No futuro a escritora se afastará da condição de maldita e se preocupará
em obter a aprovação social para ela, seu único filho e o poeta morto.
Mas quando Mary W.
Shelley escreve seu relato em 1816 para a competição sobre histórias de
fantasmas, convocada por Lord Byron no verão mais frio do século, tem
somente 18 anos, um bebê vivo e outro morto, e uma relação escandalosa
que acabará com o suicídio da primeira esposa de Shelley. Ignora que
está forjando um mito universal e que, naquela família onde só contavam
os que tinham méritos literários, ultrapassará a popularidade de todos
eles.
Em 1 de janeiro de 1818, quase dois anos depois da estadia no lago Léman, é publicado Frankenstein ou o Prometeu Moderno
com uma tiragem de 500 exemplares. Não tem assinatura. A mão de Percy
B. Shelley (que fornece correções ao manuscrito) chega a ser especulada.
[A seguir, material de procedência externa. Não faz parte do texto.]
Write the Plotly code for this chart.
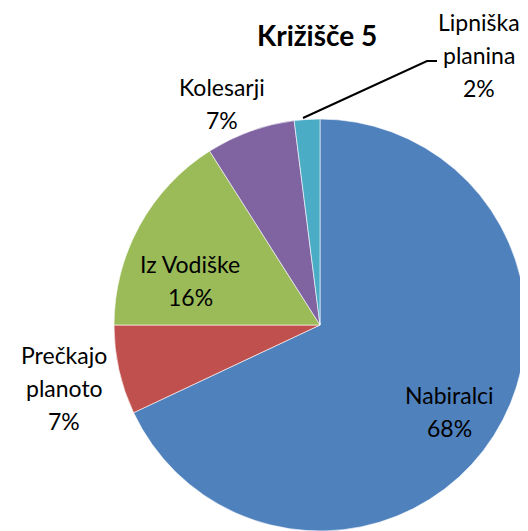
import plotly.graph_objects as go

# Data
labels = ["Nabiralci", "Prečkajo planoto", "Iz Vodiške", "Kolesarji", "Lipniška planina"]
values = [68, 7, 16, 7, 2]
colors = ["#4F81BD", "#C0504D", "#9BBB59", "#8064A2", "#4BACC6"]
title_text = "Križišče 5"

# Label line breaking (as in the reference) and label centre positions (screen px)
label_lines = {
    "Nabiralci": ["Nabiralci"],
    "Prečkajo planoto": ["Prečkajo", "planoto"],
    "Iz Vodiške": ["Iz Vodiške"],
    "Kolesarji": ["Kolesarji"],
    "Lipniška planina": ["Lipniška", "planina"],
}
label_pos = {
    "Nabiralci": (449, 395),
    "Prečkajo planoto": (64, 355),
    "Iz Vodiške": (190, 264),
    "Kolesarji": (222, 87),
    "Lipniška planina": (479, 22),
}

OFF = 8  # page body margin
W, H = 528 - OFF, 531 - OFF
FONT = "Lato"
LINE = 33


def px(x):
    return (x - OFF) / W


def py(y):
    return 1 - (y - OFF) / H


fig = go.Figure()
fig.add_trace(go.Pie(
    labels=labels, values=values, sort=False, direction="clockwise", rotation=0,
    marker=dict(colors=colors, line=dict(color="white", width=0.6)),
    textinfo="none", hoverinfo="label+percent", showlegend=False,
    domain=dict(x=[px(114), px(526)], y=[0, py(119)]),
))

total = sum(values)
annotations = []
for lab, val in zip(labels, values):
    lines = label_lines[lab] + [f"{round(100 * val / total)}%"]
    x0, y0 = label_pos[lab]
    for i, t in enumerate(lines):
        annotations.append(dict(
            x=px(x0), y=py(y0 + i * LINE), xref="paper", yref="paper",
            text=t, showarrow=False, xanchor="center", yanchor="middle",
            font=dict(family=FONT, size=23, color="black"),
        ))
annotations.append(dict(
    x=px(317), y=py(35), xref="paper", yref="paper", text=f"<b>{title_text}</b>",
    showarrow=False, xanchor="center", yanchor="middle",
    font=dict(family=FONT, size=28, color="black"),
))

# Leader line for the small slice
fig.add_shape(type="path",
              path=f"M {px(303)} {py(118)} L {px(427)} {py(61)} L {px(437)} {py(61)}",
              xref="paper", yref="paper", line=dict(color="black", width=2))

fig.update_layout(
    width=W, height=H, margin=dict(l=0, r=0, t=0, b=0),
    paper_bgcolor="white", plot_bgcolor="white",
    annotations=annotations,
)
fig.write_html("out.html")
Mas se algum incrédulo sobreviveu nesses 200 anos, perdeu a última
esperança em 2013. Nesse ano foi leiloado por 477.422 euros (1,9 milhão
de reais) um exemplar da primeira edição dedicada a Lord Byron “pelo
autor”. A letra foi autentificada como a de Mary W. Shelley.
Na segunda edição de
1823 (de tiragem semelhante à anterior), a escritora se identifica. Em
apenas três anos são feitas 10 adaptações teatrais diferentes, incluindo
finais paródicos sobre a morte da criatura, que irá se afastando-se de
seu cultivado espírito original – lia Plutarco, Milton e Goethe – para
transformar-se no imaginário coletivo em um monstro de parafuso na
cabeça e um tanto bobalhão. A obra se emancipa da autora. Seus leitores
encontram em Frankenstein o que precisam: terror gótico, antecipação da ficção científica e um dilema ético sobre os limites da ciência.
No dia de Halloween de
1831 é lançada uma terceira edição de 4.020 exemplares. A escritora
introduz mudanças e cala os céticos: “Certamente, não devo ao meu marido
a sugestão de nenhum episódio, nem sequer de um guia nas emoções e,
entretanto, se não fosse por seu estímulo, essa história nunca teria
adquirido o formato com o qual se apresentou ao mundo”. Assina sua
introdução como M.W.S., mas a história da literatura prescindirá do
sobrenome materno.
Mas somente rastreando
suas origens familiares e as circunstâncias dos primeiros anos de sua
vida pode-se responder à pergunta que tantas vezes fizeram a Mary W.
Shelley: “Como é possível que eu, à época uma jovenzinha, pudesse
conceber e desenvolver uma ideia tão horrorosa?”.